He died at a Cairo hospital on Tuesday, Egypt’s state news agency said, after reportedly being admitted with a broken pelvis.
His death was confirmed by Rafael Ramirez, the Venezuelan ambassador to the UN and current president of the UN Security Council.
As an Egyptian, Mr Boutros-Ghali was the first Arab to serve as UN chief.
He took office in 1992 at a time of increasing influence for the world body following its decisive role in the Gulf War, serving one five-year term.
The 15-member Security Council observed a minute’s silence after the announcement, which was made at the start of a session on Yemen’s humanitarian crisis.
No further details on his death were immediately available.
Mr Boutros-Ghali had received a phone call from Egyptian President Abdel Fattah al-Sisi last Thursday, after being admitted to hospital, Egyptian press reported.
CONTROVERSY
A former Egyptian foreign minister, Mr Boutros-Ghali led the world body during one of its most difficult times, with crises in Somalia, Rwanda, the Middle East and the former Yugoslavia.
His five years in office were clouded by controversy, especially about perceived UN inaction over the 1994 Rwandan genocide and Angolan civil war of the 1990s.
To some, he was an effective diplomat who was caught in a rift between the UN and the United States. Others, most notably in Washington, saw him as a symbol of all that was wrong with the organisation.
He was often jeered, and often waded into crowds to confront protesters when security guards permitted. “I am used to fundamentalists in Egypt arguing with me,” he told Reuters.

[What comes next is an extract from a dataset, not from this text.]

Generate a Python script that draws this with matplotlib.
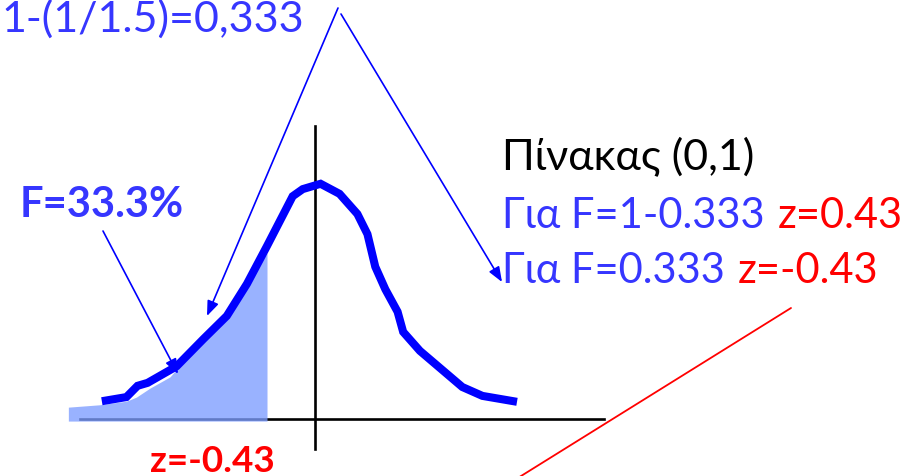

He shocked many in Sarajevo when he said he was not trying to belittle the horrors in Bosnia but that there were other countries where the “total dead was greater than here”.
He was born on 14 November 1922 into a Coptic Christian family in Cairo, and educated at Cairo University and in Paris, where he established a lifelong connection with France.
He went on to study international relations at Columbia University in New York and became Egypt’s foreign minister in 1977, under president Anwar al-Sadat.
After leaving the UN, Mr Boutros-Ghali served from 1998 to 2002 as secretary general of La Francophonie – a grouping of French-speaking nations.
In 2004, he was named the president of Egypt’s new human rights council, a body created by then-Egyptian leader Hosni Mubarak amid US pressure on Arab nations for democratic reform.